Pick out the lines below that contain the string "with" and copy them all.

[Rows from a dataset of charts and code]
● ● ● ●

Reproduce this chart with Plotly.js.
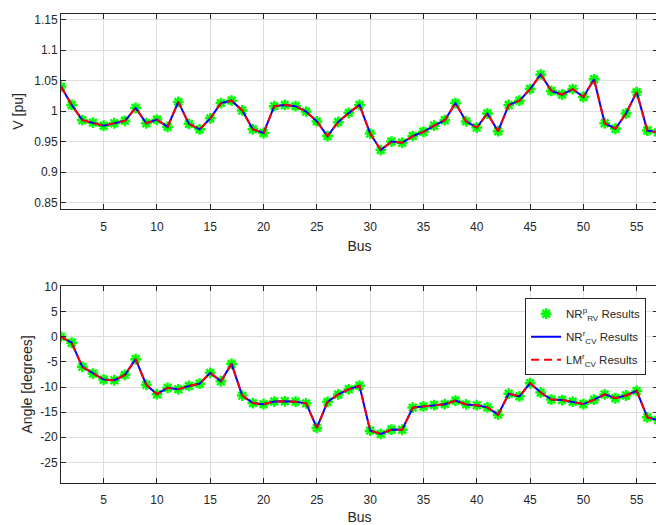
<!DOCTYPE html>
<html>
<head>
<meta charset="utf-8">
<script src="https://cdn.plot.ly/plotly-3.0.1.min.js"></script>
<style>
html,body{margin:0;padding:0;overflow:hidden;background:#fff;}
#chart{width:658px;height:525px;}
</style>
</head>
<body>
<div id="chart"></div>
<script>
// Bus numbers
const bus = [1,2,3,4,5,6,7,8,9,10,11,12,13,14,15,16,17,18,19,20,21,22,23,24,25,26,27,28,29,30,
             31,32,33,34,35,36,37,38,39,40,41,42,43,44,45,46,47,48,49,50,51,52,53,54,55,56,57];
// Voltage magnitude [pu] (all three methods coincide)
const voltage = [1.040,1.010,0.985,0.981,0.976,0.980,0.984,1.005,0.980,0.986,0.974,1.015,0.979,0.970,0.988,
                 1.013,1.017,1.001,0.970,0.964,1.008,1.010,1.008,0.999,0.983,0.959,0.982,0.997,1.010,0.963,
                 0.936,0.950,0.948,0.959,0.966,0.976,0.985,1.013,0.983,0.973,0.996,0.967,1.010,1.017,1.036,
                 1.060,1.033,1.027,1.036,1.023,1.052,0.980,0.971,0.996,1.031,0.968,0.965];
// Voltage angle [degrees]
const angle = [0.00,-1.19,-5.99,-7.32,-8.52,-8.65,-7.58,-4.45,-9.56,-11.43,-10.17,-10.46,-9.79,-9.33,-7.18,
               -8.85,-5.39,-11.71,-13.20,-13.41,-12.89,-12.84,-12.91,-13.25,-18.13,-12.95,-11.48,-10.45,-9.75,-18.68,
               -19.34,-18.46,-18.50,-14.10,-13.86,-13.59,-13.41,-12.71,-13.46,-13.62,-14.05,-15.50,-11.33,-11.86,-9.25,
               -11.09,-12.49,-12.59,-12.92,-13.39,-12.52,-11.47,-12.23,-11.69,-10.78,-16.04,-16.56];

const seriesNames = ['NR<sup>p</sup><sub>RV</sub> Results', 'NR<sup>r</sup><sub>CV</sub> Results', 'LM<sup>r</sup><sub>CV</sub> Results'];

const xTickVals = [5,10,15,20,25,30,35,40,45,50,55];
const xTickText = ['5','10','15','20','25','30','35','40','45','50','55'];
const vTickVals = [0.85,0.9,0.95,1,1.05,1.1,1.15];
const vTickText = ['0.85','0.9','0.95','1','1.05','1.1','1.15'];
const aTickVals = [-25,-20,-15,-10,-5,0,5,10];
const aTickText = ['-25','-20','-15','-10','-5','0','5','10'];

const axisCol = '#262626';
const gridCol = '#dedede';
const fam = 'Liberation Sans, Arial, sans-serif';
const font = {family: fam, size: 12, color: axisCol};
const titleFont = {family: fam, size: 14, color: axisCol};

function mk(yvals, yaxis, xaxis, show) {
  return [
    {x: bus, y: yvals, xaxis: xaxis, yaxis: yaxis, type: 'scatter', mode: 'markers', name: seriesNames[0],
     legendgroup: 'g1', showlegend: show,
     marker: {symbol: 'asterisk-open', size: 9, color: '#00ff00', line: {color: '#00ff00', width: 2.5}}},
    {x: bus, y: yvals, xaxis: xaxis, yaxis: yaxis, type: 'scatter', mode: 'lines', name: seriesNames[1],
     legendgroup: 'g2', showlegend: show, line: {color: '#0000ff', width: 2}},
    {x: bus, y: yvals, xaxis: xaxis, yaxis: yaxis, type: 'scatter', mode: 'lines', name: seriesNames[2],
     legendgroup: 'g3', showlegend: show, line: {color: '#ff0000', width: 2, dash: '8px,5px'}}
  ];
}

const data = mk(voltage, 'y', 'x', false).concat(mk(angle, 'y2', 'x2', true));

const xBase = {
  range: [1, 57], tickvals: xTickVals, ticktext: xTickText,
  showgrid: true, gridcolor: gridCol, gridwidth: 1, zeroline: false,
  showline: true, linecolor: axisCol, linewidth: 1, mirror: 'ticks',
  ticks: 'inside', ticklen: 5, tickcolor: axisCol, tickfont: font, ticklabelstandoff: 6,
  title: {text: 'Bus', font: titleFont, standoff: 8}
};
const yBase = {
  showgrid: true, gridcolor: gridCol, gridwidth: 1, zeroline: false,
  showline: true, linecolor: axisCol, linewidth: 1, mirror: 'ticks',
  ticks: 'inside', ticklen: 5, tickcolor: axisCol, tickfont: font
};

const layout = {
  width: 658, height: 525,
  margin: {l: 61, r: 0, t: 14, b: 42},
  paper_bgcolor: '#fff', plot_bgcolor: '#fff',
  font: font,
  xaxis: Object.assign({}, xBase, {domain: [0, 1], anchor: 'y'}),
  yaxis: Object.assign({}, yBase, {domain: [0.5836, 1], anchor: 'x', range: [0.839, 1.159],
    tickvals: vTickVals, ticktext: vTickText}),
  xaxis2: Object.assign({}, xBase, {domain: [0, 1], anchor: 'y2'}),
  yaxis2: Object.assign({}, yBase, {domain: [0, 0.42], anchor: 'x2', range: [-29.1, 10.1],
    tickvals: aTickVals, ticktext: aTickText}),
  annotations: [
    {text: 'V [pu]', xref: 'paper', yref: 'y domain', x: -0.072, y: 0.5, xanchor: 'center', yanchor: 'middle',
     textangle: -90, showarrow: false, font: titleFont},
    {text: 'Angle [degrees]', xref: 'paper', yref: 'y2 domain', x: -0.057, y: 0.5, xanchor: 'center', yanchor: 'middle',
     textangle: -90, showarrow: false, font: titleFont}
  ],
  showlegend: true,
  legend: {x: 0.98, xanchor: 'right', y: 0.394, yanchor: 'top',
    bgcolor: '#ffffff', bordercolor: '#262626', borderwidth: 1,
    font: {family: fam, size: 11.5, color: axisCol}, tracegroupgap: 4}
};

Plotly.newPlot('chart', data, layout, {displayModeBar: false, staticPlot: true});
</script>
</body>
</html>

● ● ● ●

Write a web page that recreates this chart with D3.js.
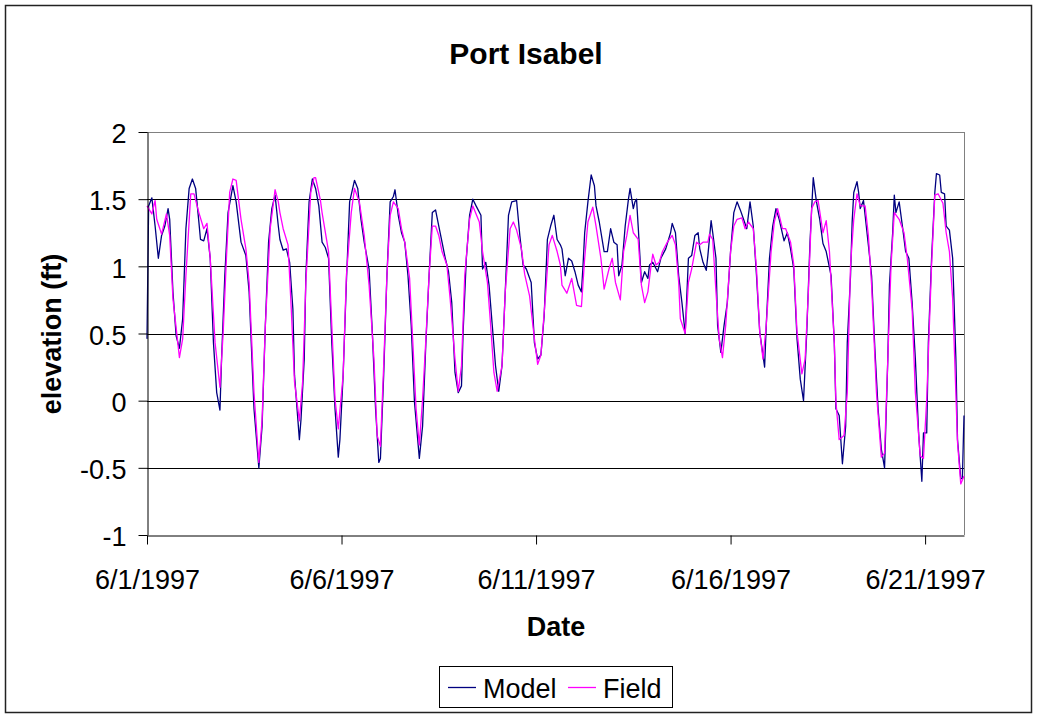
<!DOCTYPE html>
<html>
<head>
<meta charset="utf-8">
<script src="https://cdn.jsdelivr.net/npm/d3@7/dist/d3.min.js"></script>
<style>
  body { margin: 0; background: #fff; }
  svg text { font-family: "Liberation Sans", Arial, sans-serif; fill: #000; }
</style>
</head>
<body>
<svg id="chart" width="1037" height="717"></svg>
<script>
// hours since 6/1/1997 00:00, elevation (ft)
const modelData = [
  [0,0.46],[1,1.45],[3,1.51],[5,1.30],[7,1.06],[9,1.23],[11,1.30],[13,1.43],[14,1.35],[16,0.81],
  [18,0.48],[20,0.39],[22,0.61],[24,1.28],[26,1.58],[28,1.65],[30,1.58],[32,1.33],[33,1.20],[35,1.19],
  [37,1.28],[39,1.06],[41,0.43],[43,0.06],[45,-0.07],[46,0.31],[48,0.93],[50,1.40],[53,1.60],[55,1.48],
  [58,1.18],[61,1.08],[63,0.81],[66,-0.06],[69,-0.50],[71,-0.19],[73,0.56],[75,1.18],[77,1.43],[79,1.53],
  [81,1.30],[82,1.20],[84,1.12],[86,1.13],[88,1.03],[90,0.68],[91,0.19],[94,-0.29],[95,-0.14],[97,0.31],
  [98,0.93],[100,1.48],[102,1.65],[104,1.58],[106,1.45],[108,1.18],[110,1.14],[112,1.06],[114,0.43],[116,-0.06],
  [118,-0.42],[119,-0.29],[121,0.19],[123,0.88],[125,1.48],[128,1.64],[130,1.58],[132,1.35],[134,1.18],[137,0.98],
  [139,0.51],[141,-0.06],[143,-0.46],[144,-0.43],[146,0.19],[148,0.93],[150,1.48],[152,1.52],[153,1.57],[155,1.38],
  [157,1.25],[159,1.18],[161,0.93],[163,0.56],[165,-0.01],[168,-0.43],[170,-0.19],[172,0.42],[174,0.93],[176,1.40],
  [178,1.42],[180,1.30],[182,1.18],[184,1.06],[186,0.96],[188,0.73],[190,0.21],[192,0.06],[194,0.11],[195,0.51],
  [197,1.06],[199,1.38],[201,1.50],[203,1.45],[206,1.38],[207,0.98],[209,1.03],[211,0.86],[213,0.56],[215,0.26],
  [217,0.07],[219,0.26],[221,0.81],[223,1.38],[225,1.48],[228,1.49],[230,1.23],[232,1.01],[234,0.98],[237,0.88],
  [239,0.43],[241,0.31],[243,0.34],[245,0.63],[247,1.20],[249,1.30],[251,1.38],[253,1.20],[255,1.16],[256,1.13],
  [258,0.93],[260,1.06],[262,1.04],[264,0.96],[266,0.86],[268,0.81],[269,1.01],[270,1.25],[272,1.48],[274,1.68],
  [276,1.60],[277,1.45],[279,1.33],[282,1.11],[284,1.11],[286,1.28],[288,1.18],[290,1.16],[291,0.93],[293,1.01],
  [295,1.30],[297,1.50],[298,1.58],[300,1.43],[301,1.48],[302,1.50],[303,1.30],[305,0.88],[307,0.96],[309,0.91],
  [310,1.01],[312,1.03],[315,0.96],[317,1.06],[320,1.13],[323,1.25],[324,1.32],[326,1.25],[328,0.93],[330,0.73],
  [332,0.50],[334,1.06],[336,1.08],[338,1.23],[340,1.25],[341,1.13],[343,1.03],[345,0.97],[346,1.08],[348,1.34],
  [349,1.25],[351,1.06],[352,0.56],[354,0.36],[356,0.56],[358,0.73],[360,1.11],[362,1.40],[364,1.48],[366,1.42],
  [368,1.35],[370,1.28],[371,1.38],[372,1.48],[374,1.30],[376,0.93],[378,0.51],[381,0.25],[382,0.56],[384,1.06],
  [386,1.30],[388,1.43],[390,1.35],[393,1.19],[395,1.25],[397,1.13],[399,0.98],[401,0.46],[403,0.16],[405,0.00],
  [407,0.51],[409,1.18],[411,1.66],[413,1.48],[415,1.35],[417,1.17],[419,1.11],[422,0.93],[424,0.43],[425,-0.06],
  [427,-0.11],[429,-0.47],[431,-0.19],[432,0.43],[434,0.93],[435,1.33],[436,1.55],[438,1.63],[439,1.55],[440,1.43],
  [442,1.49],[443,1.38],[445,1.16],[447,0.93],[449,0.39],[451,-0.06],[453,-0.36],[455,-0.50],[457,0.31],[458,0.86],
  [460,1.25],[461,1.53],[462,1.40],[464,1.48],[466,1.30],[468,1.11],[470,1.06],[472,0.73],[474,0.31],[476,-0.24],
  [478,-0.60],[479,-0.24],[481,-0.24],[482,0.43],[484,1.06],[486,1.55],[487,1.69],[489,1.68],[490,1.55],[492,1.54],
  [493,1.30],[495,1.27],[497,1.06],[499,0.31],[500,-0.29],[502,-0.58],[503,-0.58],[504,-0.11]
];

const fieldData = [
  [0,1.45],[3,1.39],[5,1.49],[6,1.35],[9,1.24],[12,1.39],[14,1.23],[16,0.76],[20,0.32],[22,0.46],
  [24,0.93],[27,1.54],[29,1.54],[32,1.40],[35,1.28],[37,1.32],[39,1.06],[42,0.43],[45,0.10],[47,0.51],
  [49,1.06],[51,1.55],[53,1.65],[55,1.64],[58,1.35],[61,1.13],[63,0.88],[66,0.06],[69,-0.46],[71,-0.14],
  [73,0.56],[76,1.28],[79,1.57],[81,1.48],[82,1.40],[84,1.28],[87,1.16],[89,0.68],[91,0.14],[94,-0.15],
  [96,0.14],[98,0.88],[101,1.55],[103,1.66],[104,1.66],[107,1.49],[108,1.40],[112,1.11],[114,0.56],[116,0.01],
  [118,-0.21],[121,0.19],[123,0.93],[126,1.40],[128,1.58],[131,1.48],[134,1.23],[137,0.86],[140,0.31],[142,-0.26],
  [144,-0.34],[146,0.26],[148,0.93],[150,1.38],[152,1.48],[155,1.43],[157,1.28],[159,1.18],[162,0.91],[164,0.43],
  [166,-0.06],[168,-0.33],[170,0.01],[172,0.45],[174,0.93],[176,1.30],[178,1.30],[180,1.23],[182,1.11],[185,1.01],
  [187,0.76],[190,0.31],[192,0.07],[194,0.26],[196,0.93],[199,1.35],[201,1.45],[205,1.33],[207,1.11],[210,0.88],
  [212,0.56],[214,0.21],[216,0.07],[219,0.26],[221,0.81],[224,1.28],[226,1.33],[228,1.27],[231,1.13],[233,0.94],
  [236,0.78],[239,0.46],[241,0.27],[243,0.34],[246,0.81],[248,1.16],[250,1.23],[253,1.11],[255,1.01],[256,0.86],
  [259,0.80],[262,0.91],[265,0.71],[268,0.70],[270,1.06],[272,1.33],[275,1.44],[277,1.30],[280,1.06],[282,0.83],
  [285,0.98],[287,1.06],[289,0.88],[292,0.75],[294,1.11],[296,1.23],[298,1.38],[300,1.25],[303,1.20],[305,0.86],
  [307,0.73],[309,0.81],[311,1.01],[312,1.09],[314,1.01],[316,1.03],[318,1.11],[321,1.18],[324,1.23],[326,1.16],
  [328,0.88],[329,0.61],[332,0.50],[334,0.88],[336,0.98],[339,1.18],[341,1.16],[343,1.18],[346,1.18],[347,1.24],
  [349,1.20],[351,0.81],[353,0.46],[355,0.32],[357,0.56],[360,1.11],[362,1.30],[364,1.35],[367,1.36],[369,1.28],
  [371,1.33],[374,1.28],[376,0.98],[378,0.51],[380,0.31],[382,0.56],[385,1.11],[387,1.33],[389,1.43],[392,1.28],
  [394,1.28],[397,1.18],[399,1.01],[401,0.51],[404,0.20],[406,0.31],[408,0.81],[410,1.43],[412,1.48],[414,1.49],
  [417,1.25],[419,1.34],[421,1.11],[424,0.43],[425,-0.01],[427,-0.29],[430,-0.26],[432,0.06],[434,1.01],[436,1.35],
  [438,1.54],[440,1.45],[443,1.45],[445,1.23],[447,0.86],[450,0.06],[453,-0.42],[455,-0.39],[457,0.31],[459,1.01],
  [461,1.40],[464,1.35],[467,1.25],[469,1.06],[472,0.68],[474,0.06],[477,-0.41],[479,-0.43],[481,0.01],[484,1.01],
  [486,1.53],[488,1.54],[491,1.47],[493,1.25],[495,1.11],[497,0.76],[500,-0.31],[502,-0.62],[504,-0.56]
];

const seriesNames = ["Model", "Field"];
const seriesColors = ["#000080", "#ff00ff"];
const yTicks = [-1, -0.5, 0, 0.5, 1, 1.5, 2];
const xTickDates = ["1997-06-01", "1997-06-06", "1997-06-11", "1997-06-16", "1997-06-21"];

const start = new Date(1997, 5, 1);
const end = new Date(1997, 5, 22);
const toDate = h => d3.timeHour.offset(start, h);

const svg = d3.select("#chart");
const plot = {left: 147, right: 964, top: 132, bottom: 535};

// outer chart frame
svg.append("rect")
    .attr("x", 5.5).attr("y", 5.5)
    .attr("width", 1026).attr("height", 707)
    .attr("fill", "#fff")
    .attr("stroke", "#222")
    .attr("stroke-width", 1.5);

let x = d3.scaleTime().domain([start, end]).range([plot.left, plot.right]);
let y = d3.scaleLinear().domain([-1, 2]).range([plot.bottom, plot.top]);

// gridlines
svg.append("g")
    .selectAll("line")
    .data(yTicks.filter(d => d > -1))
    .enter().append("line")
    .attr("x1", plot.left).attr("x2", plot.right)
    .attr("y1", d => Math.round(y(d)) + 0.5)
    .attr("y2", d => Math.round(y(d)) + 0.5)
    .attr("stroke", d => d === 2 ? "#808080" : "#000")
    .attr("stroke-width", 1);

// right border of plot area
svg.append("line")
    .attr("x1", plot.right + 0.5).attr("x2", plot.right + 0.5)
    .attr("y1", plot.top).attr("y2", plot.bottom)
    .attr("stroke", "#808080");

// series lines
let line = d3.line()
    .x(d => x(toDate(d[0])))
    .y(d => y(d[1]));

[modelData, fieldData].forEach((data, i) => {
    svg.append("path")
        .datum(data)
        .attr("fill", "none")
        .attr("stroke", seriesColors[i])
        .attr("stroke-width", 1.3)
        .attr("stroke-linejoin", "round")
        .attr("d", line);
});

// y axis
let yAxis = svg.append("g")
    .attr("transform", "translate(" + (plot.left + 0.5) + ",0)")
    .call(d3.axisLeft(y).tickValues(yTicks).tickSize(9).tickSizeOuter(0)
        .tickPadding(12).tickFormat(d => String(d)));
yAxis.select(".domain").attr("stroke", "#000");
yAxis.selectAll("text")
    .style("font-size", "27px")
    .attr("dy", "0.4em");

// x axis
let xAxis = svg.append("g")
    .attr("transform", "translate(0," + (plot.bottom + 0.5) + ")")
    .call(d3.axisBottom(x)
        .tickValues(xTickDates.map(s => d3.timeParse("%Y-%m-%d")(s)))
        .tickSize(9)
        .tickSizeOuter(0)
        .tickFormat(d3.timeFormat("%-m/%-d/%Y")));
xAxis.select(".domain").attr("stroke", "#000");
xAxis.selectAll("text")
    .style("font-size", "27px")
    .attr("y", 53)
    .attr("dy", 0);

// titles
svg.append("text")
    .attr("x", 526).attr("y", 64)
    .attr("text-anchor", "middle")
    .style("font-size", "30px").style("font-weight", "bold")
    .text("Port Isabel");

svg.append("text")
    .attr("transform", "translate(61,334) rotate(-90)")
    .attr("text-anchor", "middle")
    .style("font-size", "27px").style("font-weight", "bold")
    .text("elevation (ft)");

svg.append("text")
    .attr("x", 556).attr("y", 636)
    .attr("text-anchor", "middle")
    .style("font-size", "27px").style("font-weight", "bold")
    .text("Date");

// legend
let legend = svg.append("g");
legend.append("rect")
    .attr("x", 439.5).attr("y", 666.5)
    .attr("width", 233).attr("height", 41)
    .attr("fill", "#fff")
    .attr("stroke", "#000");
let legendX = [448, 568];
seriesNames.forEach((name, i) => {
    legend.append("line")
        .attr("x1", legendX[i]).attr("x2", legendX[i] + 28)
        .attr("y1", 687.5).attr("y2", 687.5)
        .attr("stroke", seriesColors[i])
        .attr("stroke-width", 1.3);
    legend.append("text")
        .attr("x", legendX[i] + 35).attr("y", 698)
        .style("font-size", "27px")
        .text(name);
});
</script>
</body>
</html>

● ● ● ●

§ **FULL RESPONSE**
Reproduce this chart with Plotly.js.
Write a web page that recreates this chart with D3.js.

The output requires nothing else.